Material Girl

The post to follow is a little repetitive but that's on purpose. Partly for myself and partly for you, the reader. Thanks for hanging in there! Before we dive in, some of my favorites from the past couple of weeks . . . 

NPR’s Pop Culture Happy Hour podcast had some interesting thoughts regarding Straight Outta Compton AND whether or not there is “too much TV.” The part regarding Netflix’s ability in picking up shows that have been previously cancelled was super intriguing. 

I love Molly Yeh. Her photos from her recent trip to Israel are STUNNING and her most recent cake is unreal. 

Loved Amber Haines’ interview on The Simple Show, specifically in regards to her thoughts on sacramental living.

 I’ve shared before how I felt there was a strong disconnect between what made me feel alive, and what I was being taught within the church. It was an incredibly frustrating struggle and it led to an incredibly frustrating and aggravating season of life. On one hand, my heart space truly felt as though it had been lit on fire when I dove head first into the arts. On the other hand, my shoulders carried an immense sense of guilt because I was being told that none of it really mattered. The world was fallen and going to be destroyed in an all consuming fire . . . you think I'm joking but isn't that what a "rapture" mindset boils down to? Essentially, Matter doesn't matter

I clearly remember staying up late one night journaling and praying, praying so very hard that I would be excited about "going to heaven." Yet with each month, season, and year that passed, as I tried to be less excited about "earthly matters" and more excited about "spiritual matters", my heart grew cold and eventually numb. It was rather counterintuitive and a ripe breeding ground for guilt. 

When we view the earth and everything in it as void, our jobs, loved ones, and day to day lives, become entirely utilitarian. Desire and passion are sucked by the lips of our looming future and we as humans are left on this physical earth, awaiting a home for our not so physical souls. 

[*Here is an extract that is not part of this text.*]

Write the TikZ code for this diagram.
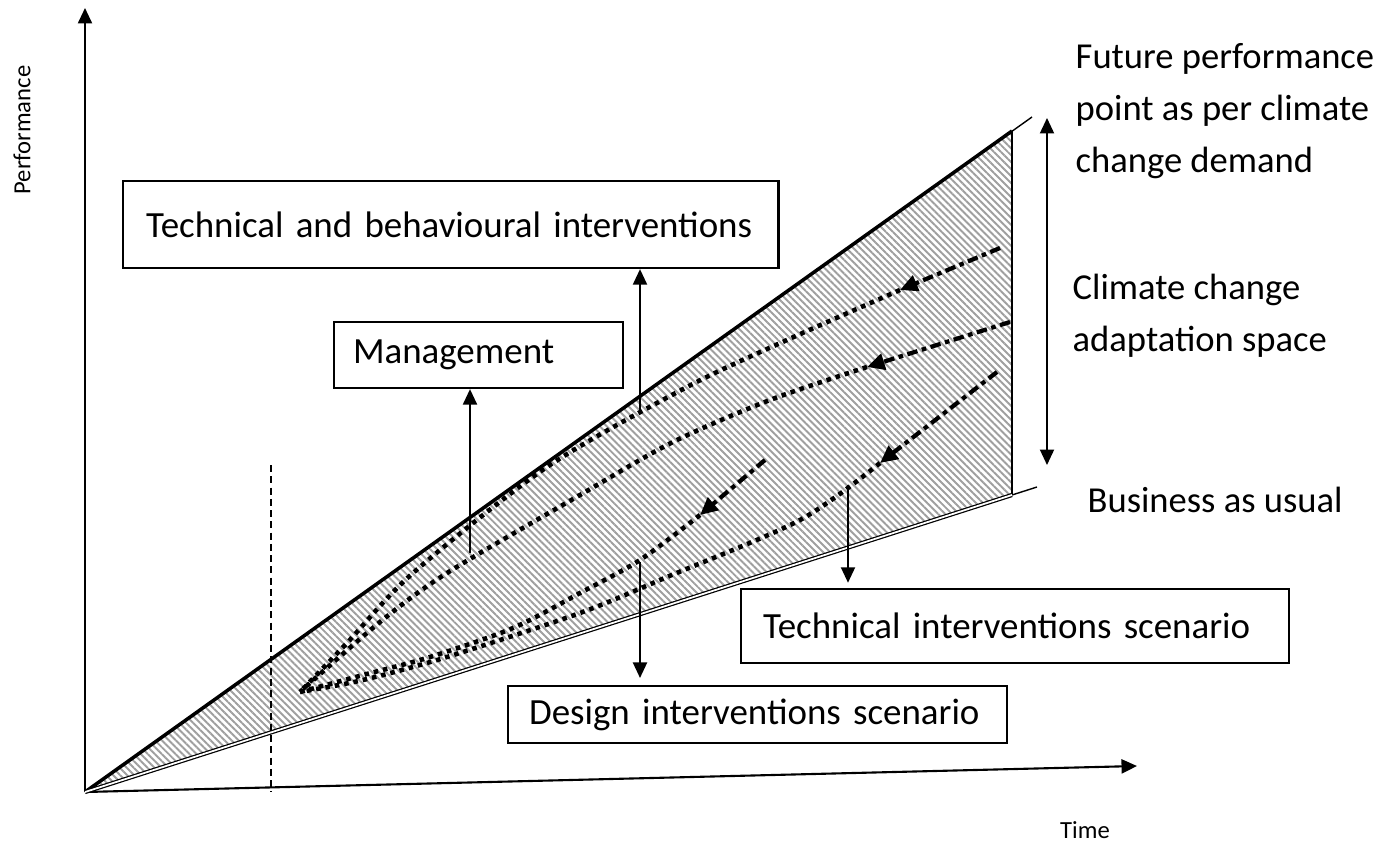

Two weeks ago I shared with you snippets from a lecture by Dr. George Grant. In a nutshell, he described an era of history known by some as Christendom, a time when Christianity knew no difference between the secular and the sacred. BOTH planting flowers and Scripture, BOTH poetry and theology, BOTH craftsmanship and the clergy. There was no fear or guilt but abundance. Culture flourished AND so did the gospel, it spread like wild fire.  

Rather than removing themselves from “earthly” tasks and events, concerns and events, these saints threw themselves into the EVERYDAY. The art. The literature. The science. The sculpting.  The architecture. The farms. The cooking. The thinking. The reading and the cleaning. The motherhood and the arithmetic. There was no distinction between the secular and the sacred. They were entirely IN the world . . . and the world took notice.

I also shared the concept referred to as “Echoes of Eden.” To be brief, it’s an internal longing we experience when we encounter what USED TO BE and WHAT IS TO COME . . . essentially, Eden. Harmony. Shalom. We were made for Eden and we long for Eden. Like pilgrims on a long journey, we long for our true home. It is our job, as both stewards of the earth and the Good News to share Eden with the broken world around us.

The saints of Christendom understood this. They lived as signposts pointing in TWO directions. Their lives, their hands, their homes, their everyday tasks pointed back to the beauty of Eden that once was and forward to the coming Eden that will be. They pointed to a time when everything was whole, unbroken and unscathed. Simultaneously, they pointed to a time when what has been broken and scathed, will be made new. 

Interestingly enough, I did not find spiritual growth or life in trying to separate myself from the material world. Quite the opposite. I only found guilt and dry land. However, in engaging the material world, I did in fact find spiritual growth and life. The separation between the Secular and the Sacred is rooted in a separation between the spiritual world and the material world and it is not until we seek to reconcile the two and live as Weird Amphibians (spiritual bodies within space and time) that we will find our place in the world.